Evet, ‘Kıyamet Zamanı’ aslında, bizler için ‘bir’ Cennet sözüdür! ‘Bir’ mümin için korkulacak hiçbir ‘şey’ yoktur… Bu ‘Cennet sözü’, secde kardeşleri için ‘iyiliğin kılıcı’dır! Ve Mehdi Aleyhisselamın geleceğini haber verir!
En başta söylediğimizi, bu söyleşinin en sonunda bir defa daha söyleyelim! Sancak, Sancak-ı Şerif inşaallah artık açılmak üzeredir… Ey!
Elbette en doğrusunu Cenab-ı Allah bilir…

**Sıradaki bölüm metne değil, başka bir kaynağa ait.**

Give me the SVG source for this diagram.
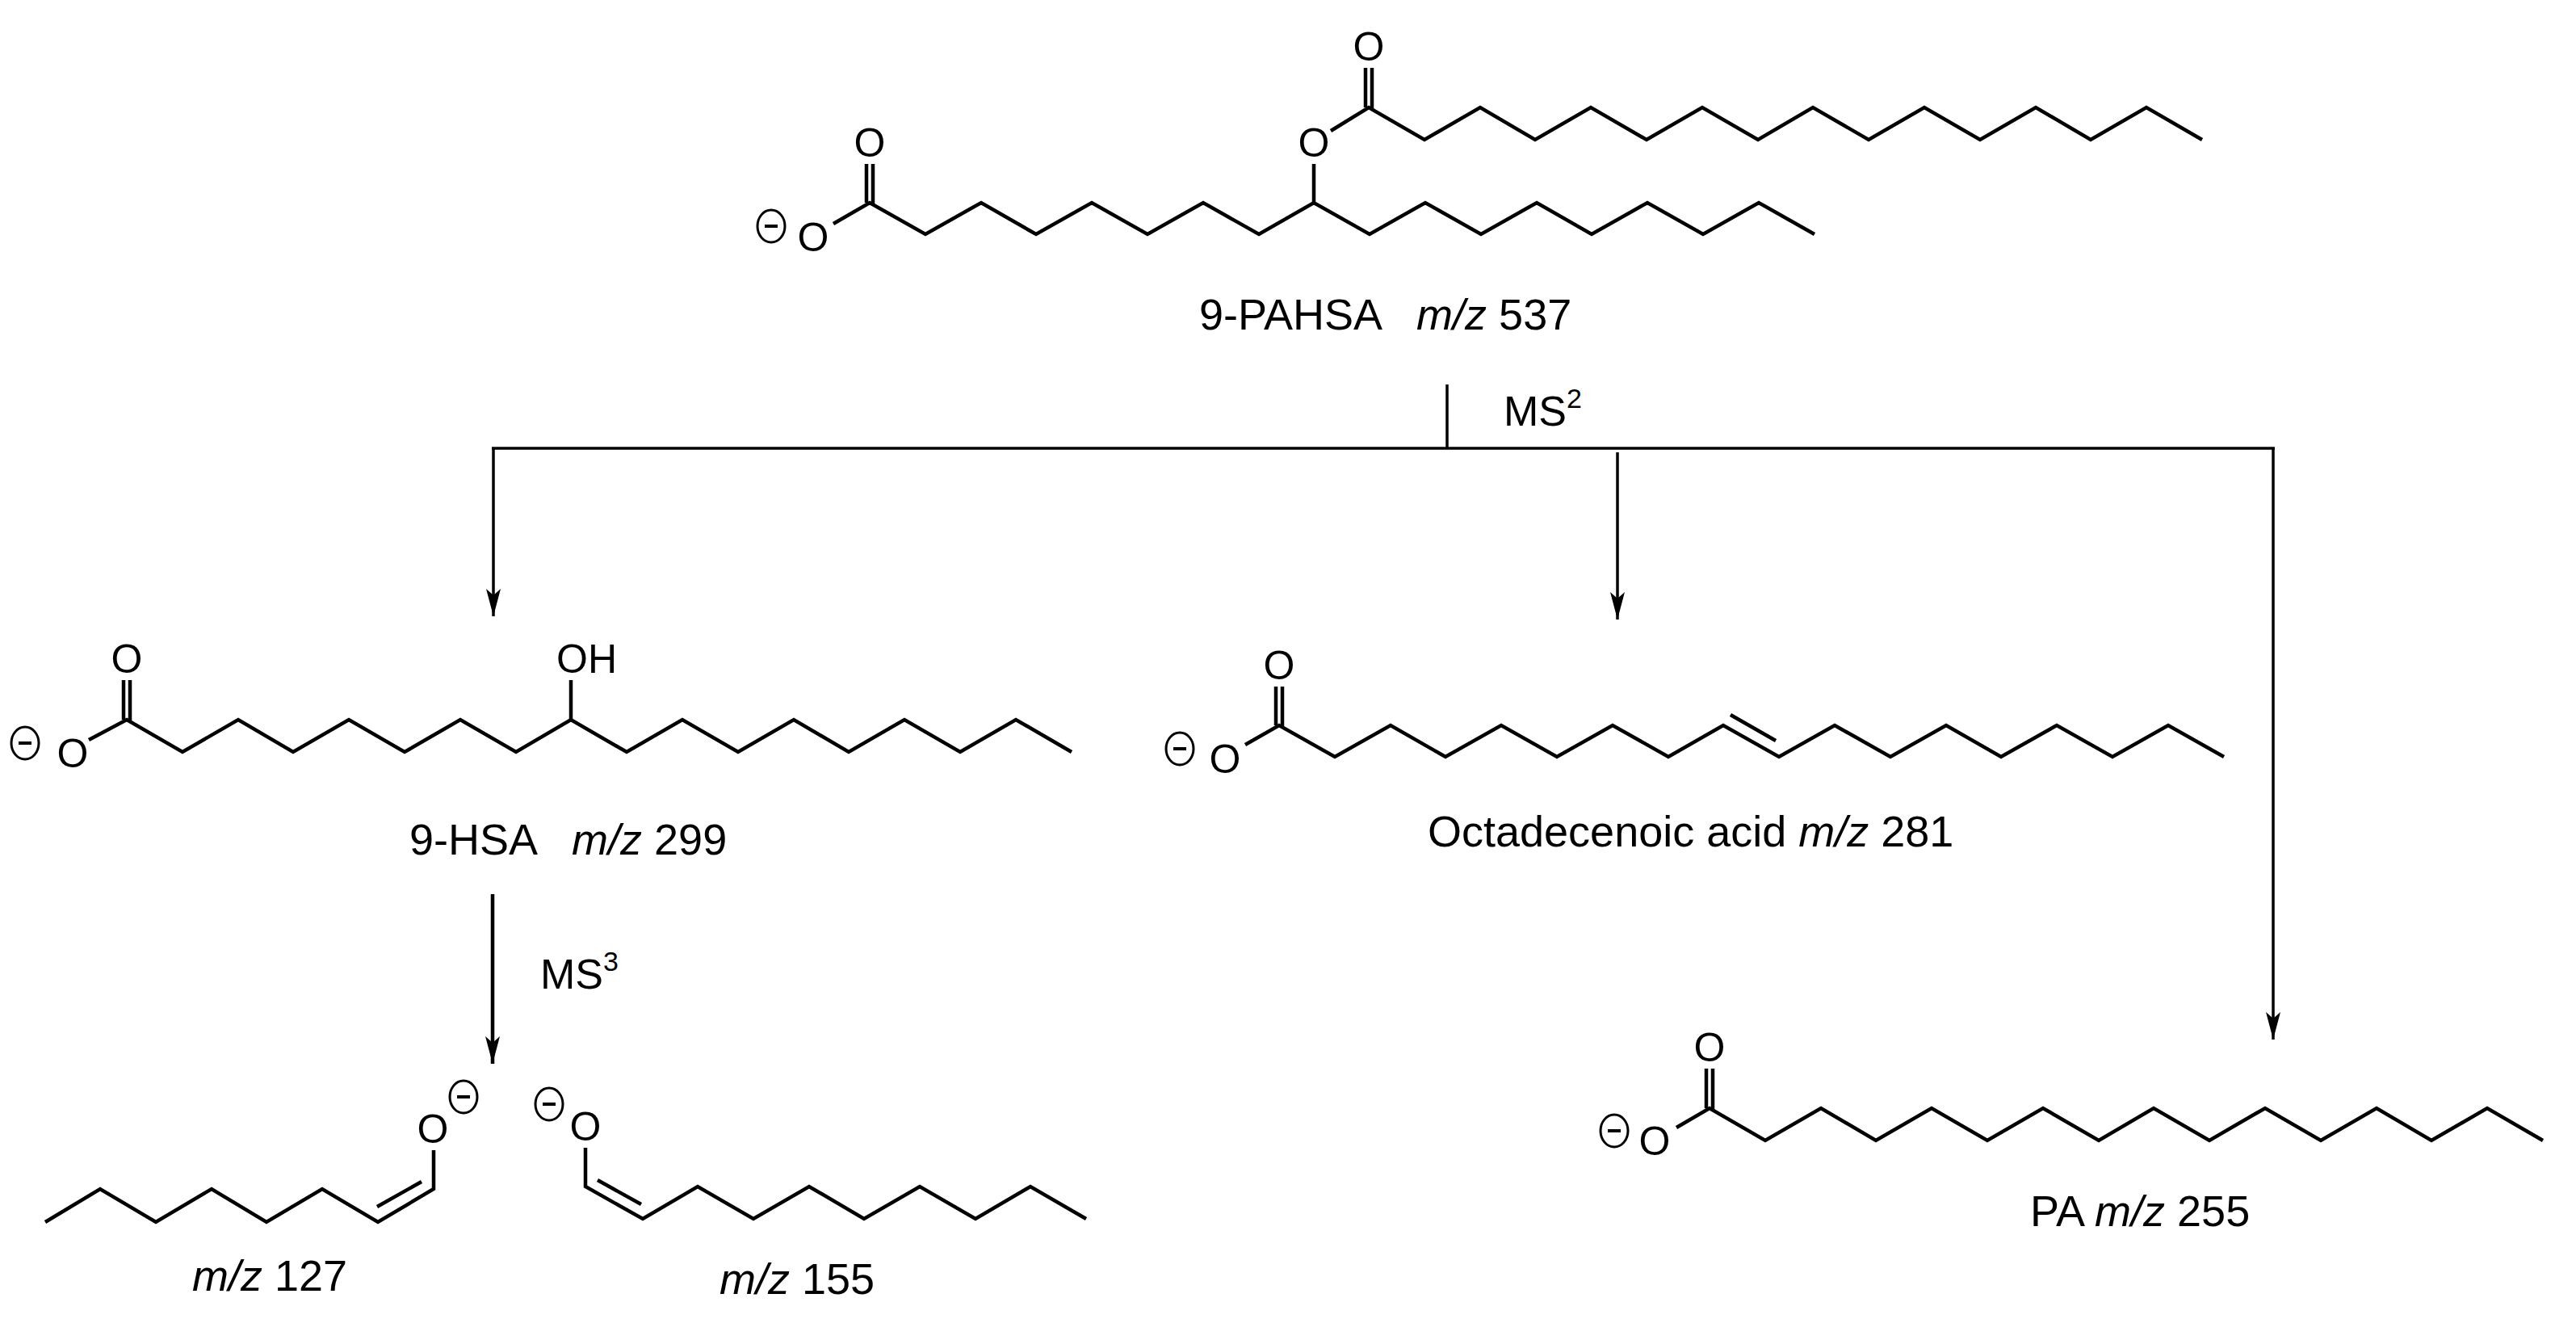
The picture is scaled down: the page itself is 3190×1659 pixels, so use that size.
<svg xmlns="http://www.w3.org/2000/svg" width="3190" height="1659" viewBox="0 0 3190 1659">
<style>
.b{fill:none;stroke:#000;stroke-width:4.5;stroke-linejoin:miter;stroke-linecap:butt}
.a{fill:none;stroke:#000;stroke-width:3.5}
.t{font-family:"Liberation Sans",Arial,sans-serif;font-size:54px;fill:#000;white-space:pre}
.at{font-family:"Liberation Sans",Arial,sans-serif;font-size:50px;fill:#000;text-anchor:middle}
.i{font-style:italic}
.m{fill:none;stroke:#000;stroke-width:3}
.mb{stroke:#000;stroke-width:4}
</style>
<defs>
<marker id="ah" markerUnits="userSpaceOnUse" markerWidth="38" markerHeight="20" viewBox="-36 -10 38 20" refX="0" refY="0" orient="auto">
<path d="M0,0 L-34,-9 L-26,0 L-34,9 Z" fill="#000"/>
</marker>
<g id="neg"><ellipse cx="0" cy="0" rx="17" ry="20" class="m"/><line x1="-8" y1="0" x2="8" y2="0" class="mb"/></g>
</defs>
<rect width="3190" height="1659" fill="#fff"/>

<g id="pahsa">
<path class="b" d="M1032,277 L1077,251 L1146,290 L1215,251 L1283,290 L1352,251 L1421,290 L1490,251 L1559,290 L1627,251 L1696,290 L1765,251 L1834,290 L1903,251 L1971,290 L2040,251 L2109,290 L2178,251 L2247,290"/>
<line class="b" x1="1073" y1="251" x2="1073" y2="203"/><line class="b" x1="1081" y1="254" x2="1081" y2="203"/>
<text class="at" x="1077" y="194">O</text>
<text class="at" x="1007" y="311">O</text>
<use href="#neg" x="955" y="280"/>
<line class="b" x1="1627" y1="251" x2="1627" y2="203"/>
<text class="at" x="1627" y="194">O</text>
<path class="b" d="M1648,162 L1695,133 L1764,173 L1833,133 L1901,173 L1970,133 L2039,173 L2108,133 L2177,173 L2245,133 L2314,173 L2383,133 L2452,173 L2521,133 L2589,173 L2658,133 L2727,173"/>
<line class="b" x1="1691" y1="133" x2="1691" y2="84"/><line class="b" x1="1699" y1="136" x2="1699" y2="84"/>
<text class="at" x="1695" y="75">O</text>
<text class="t" x="1485" y="408" xml:space="preserve">9-PAHSA   <tspan class="i">m/z</tspan> 537</text>
</g>

<g id="hsa">
<path class="b" d="M110,916 L157,891 L226,931 L295,891 L363,931 L432,891 L501,931 L570,891 L639,931 L707,891 L776,931 L845,891 L914,931 L983,891 L1051,931 L1120,891 L1189,931 L1258,891 L1327,931"/>
<line class="b" x1="153" y1="891" x2="153" y2="842"/><line class="b" x1="161" y1="894" x2="161" y2="842"/>
<text class="at" x="157" y="833">O</text>
<text class="at" x="90" y="950">O</text>
<use href="#neg" x="31" y="920"/>
<line class="b" x1="707" y1="891" x2="707" y2="842"/>
<text class="t" x="689" y="833" style="font-size:50px">OH</text>
<text class="t" x="507" y="1058" xml:space="preserve">9-HSA   <tspan class="i">m/z</tspan> 299</text>
</g>

<g id="octadecenoic">
<path class="b" d="M1542,922 L1584,898 L1653,937 L1722,898 L1790,937 L1859,898 L1928,937 L1997,898 L2066,937 L2134,898 L2203,937 L2272,898 L2341,937 L2410,898 L2478,937 L2547,898 L2616,937 L2685,898 L2754,937"/>
<line class="b" x1="2143" y1="885" x2="2199" y2="917"/>
<line class="b" x1="1580" y1="898" x2="1580" y2="850"/><line class="b" x1="1588" y1="901" x2="1588" y2="850"/>
<text class="at" x="1584" y="841">O</text>
<text class="at" x="1517" y="957">O</text>
<use href="#neg" x="1461" y="927"/>
<text class="t" x="1768" y="1048">Octadecenoic acid <tspan class="i">m/z</tspan> 281</text>
</g>

<g id="pa">
<path class="b" d="M2076,1396 L2117,1372 L2186,1412 L2255,1372 L2323,1412 L2392,1372 L2461,1412 L2530,1372 L2599,1412 L2667,1372 L2736,1412 L2805,1372 L2874,1412 L2943,1372 L3011,1412 L3080,1372 L3149,1412"/>
<line class="b" x1="2113" y1="1372" x2="2113" y2="1323"/><line class="b" x1="2121" y1="1375" x2="2121" y2="1323"/>
<text class="at" x="2117" y="1314">O</text>
<text class="at" x="2049" y="1430">O</text>
<use href="#neg" x="1999" y="1400"/>
<text class="t" x="2514" y="1518">PA <tspan class="i">m/z</tspan> 255</text>
</g>

<g id="frag127">
<path class="b" d="M56,1513 L124,1472 L193,1513 L262,1472 L330,1513 L399,1472 L468,1513 L537,1472 L537,1424"/>
<line class="b" x1="467" y1="1494" x2="522" y2="1463"/>
<text class="at" x="536" y="1415">O</text>
<use href="#neg" x="574" y="1358"/>
<text class="t" x="238" y="1598"><tspan class="i">m/z</tspan> 127</text>
</g>

<g id="frag155">
<path class="b" d="M725,1421 L725,1469 L796,1509 L864,1469 L933,1509 L1002,1469 L1070,1509 L1139,1469 L1208,1509 L1276,1469 L1345,1509"/>
<line class="b" x1="740" y1="1461" x2="794" y2="1491"/>
<text class="at" x="725" y="1412">O</text>
<use href="#neg" x="680" y="1367"/>
<text class="t" x="891" y="1602"><tspan class="i">m/z</tspan> 155</text>
</g>

<g id="connectors">
<line class="a" x1="1792" y1="476" x2="1792" y2="555"/>
<line class="a" x1="609" y1="555" x2="2817" y2="555"/>
<line class="a" x1="611" y1="555" x2="611" y2="763" marker-end="url(#ah)"/>
<line class="a" x1="2003" y1="560" x2="2003" y2="767" marker-end="url(#ah)"/>
<line class="a" x1="2815" y1="555" x2="2815" y2="1287" marker-end="url(#ah)"/>
<line class="b" x1="610" y1="1107" x2="610" y2="1317" marker-end="url(#ah)"/>
<text class="t" x="1862" y="527" style="font-size:52px">MS<tspan dy="-22" style="font-size:34px">2</tspan></text>
<text class="t" x="669" y="1224" style="font-size:52px">MS<tspan dy="-22" style="font-size:34px">3</tspan></text>
</g>
</svg>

Ve insanların kitleler halinde Allah’ın dinine girecekleri günler çok yakındır…
Peki kıyamet yakın mıdır?
Elbette, ‘Kıyamet zamanı’ yaklaşıyor diye hiç kimse kesin bir söz söyleyemez… ‘Gayb’ı biz bilemeyiz… Ancak şu kadarını söyleyebiliriz ki ‘kıyamet’ her an kopabilirmiş gibi ‘dua’ya sarılmalıyız… Bu kitabın yazılmasındaki en büyük amaç budur… ‘Kıyamet’ öncesi her insanı ‘bir’ duaya çağırmak… ‘İslam’a ait olmayan bir hayatı artık terk etmeliyiz… Ve hemen ‘şimdi’ her kötülüğe karşı hep ‘bir’likte ‘saff’ tutmalıyız… Evet İslam toplumunun yeniden bir dirilişe ihtiyacı vardır… Her zaman ve her mekânda, her sınıf insanın ihtiyacını karşılayacak ve bütün hayatı kucaklayacak olan bir diriliş… İşte bu diriliş, ‘İstanbul’da ‘Mehdiyet’in zuhur etmesiyle birlikte başlayacaktır… ‘Adalet’ ve ‘hidayet’ yeryüzünün her yerine yayılacak, inşaallah insanlar, yeryüzünün ahengini bozan şeytanın karmaşasından kurtulup, huzuru ‘İslam’da bulacaklardır… Ey!